> Requirements:
Skip the pictures. Transcribe the rest of the data below without changing a word.

> Supplied material:
■ ■ ■ ■
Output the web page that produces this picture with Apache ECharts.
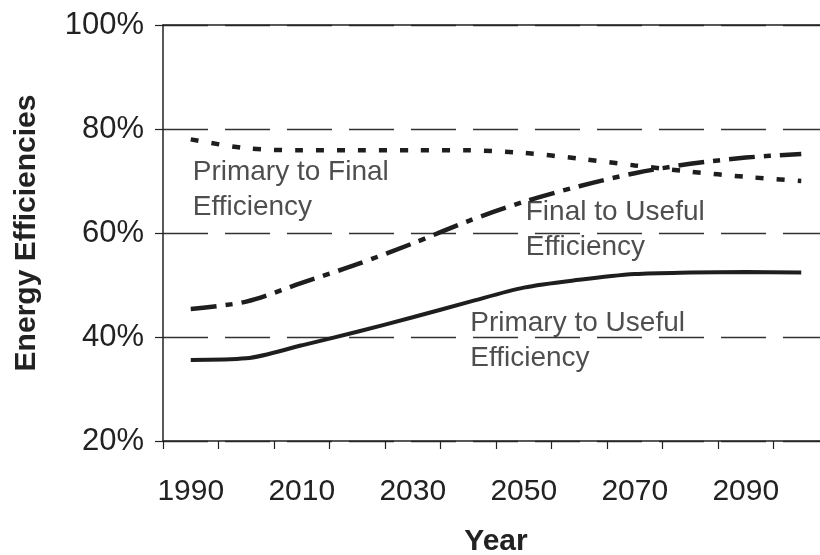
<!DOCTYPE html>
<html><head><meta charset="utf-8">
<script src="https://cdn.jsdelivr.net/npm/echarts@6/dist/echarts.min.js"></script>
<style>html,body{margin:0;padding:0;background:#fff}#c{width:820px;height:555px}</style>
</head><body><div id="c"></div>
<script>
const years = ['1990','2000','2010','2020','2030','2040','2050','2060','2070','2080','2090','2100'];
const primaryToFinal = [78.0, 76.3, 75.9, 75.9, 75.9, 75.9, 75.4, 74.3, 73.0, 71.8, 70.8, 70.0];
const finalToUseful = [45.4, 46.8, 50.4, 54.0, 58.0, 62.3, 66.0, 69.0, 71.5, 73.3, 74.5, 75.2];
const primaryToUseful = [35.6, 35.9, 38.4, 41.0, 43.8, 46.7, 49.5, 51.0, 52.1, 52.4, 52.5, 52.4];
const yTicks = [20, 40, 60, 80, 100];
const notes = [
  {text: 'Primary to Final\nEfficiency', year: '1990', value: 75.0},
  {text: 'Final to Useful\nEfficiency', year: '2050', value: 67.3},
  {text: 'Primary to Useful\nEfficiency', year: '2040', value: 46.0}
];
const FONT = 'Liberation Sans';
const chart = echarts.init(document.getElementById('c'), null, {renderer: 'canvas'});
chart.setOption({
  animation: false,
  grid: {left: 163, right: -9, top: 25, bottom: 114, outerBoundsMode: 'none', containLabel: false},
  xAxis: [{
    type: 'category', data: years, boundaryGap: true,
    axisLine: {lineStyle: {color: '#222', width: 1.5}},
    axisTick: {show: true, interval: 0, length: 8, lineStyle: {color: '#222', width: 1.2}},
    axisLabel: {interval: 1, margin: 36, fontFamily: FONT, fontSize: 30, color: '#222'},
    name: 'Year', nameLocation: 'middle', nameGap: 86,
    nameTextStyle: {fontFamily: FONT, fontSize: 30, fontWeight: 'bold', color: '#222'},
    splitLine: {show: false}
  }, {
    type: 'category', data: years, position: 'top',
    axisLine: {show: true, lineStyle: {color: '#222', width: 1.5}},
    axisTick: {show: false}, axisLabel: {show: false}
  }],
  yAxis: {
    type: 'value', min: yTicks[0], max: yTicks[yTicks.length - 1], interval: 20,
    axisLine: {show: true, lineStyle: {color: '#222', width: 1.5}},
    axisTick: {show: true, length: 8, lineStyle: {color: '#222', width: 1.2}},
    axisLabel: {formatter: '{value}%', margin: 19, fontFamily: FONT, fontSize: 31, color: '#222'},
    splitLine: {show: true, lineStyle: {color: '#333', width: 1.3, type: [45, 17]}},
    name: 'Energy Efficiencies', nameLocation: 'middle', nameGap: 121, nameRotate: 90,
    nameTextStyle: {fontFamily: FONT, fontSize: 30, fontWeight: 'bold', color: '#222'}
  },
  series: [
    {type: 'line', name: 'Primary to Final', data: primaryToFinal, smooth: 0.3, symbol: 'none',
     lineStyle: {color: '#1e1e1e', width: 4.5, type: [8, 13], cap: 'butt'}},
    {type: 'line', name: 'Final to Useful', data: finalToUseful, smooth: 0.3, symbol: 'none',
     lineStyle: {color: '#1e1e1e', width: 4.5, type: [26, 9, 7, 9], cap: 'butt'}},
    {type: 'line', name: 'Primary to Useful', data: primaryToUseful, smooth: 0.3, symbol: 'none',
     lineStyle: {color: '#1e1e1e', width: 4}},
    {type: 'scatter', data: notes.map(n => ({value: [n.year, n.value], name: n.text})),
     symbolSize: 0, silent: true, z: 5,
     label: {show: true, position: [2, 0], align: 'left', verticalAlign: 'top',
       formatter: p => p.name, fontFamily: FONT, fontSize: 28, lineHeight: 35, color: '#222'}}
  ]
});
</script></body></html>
■ ■ ■ ■
> Solution to the problem:
Output the web page that produces this picture with Apache ECharts.
<!DOCTYPE html>
<html><head><meta charset="utf-8">
<script src="https://cdn.jsdelivr.net/npm/echarts@6/dist/echarts.min.js"></script>
<style>html,body{margin:0;padding:0;background:#fff}#c{width:820px;height:555px}</style>
</head><body><div id="c"></div>
<script>
const years = ['1990','2000','2010','2020','2030','2040','2050','2060','2070','2080','2090','2100'];
const primaryToFinal = [78.0, 76.3, 75.9, 75.9, 75.9, 75.9, 75.4, 74.3, 73.0, 71.8, 70.8, 70.0];
const finalToUseful = [45.4, 46.8, 50.4, 54.0, 58.0, 62.3, 66.0, 69.0, 71.5, 73.3, 74.5, 75.2];
const primaryToUseful = [35.6, 35.9, 38.4, 41.0, 43.8, 46.7, 49.5, 51.0, 52.1, 52.4, 52.5, 52.4];
const yTicks = [20, 40, 60, 80, 100];
const notes = [
  {text: 'Primary to Final\nEfficiency', year: '1990', value: 75.0},
  {text: 'Final to Useful\nEfficiency', year: '2050', value: 67.3},
  {text: 'Primary to Useful\nEfficiency', year: '2040', value: 46.0}
];
const FONT = 'Liberation Sans';
const chart = echarts.init(document.getElementById('c'), null, {renderer: 'canvas'});
chart.setOption({
  animation: false,
  grid: {left: 163, right: -9, top: 25, bottom: 114, outerBoundsMode: 'none', containLabel: false},
  xAxis: [{
    type: 'category', data: years, boundaryGap: true,
    axisLine: {lineStyle: {color: '#222', width: 1.5}},
    axisTick: {show: true, interval: 0, length: 8, lineStyle: {color: '#222', width: 1.2}},
    axisLabel: {interval: 1, margin: 36, fontFamily: FONT, fontSize: 30, color: '#222'},
    name: 'Year', nameLocation: 'middle', nameGap: 86,
    nameTextStyle: {fontFamily: FONT, fontSize: 30, fontWeight: 'bold', color: '#222'},
    splitLine: {show: false}
  }, {
    type: 'category', data: years, position: 'top',
    axisLine: {show: true, lineStyle: {color: '#222', width: 1.5}},
    axisTick: {show: false}, axisLabel: {show: false}
  }],
  yAxis: {
    type: 'value', min: yTicks[0], max: yTicks[yTicks.length - 1], interval: 20,
    axisLine: {show: true, lineStyle: {color: '#222', width: 1.5}},
    axisTick: {show: true, length: 8, lineStyle: {color: '#222', width: 1.2}},
    axisLabel: {formatter: '{value}%', margin: 19, fontFamily: FONT, fontSize: 31, color: '#222'},
    splitLine: {show: true, lineStyle: {color: '#333', width: 1.3, type: [45, 17]}},
    name: 'Energy Efficiencies', nameLocation: 'middle', nameGap: 121, nameRotate: 90,
    nameTextStyle: {fontFamily: FONT, fontSize: 30, fontWeight: 'bold', color: '#222'}
  },
  series: [
    {type: 'line', name: 'Primary to Final', data: primaryToFinal, smooth: 0.3, symbol: 'none',
     lineStyle: {color: '#1e1e1e', width: 4.5, type: [8, 13], cap: 'butt'}},
    {type: 'line', name: 'Final to Useful', data: finalToUseful, smooth: 0.3, symbol: 'none',
     lineStyle: {color: '#1e1e1e', width: 4.5, type: [26, 9, 7, 9], cap: 'butt'}},
    {type: 'line', name: 'Primary to Useful', data: primaryToUseful, smooth: 0.3, symbol: 'none',
     lineStyle: {color: '#1e1e1e', width: 4}},
    {type: 'scatter', data: notes.map(n => ({value: [n.year, n.value], name: n.text})),
     symbolSize: 0, silent: true, z: 5,
     label: {show: true, position: [2, 0], align: 'left', verticalAlign: 'top',
       formatter: p => p.name, fontFamily: FONT, fontSize: 28, lineHeight: 35, color: '#222'}}
  ]
});
</script></body></html>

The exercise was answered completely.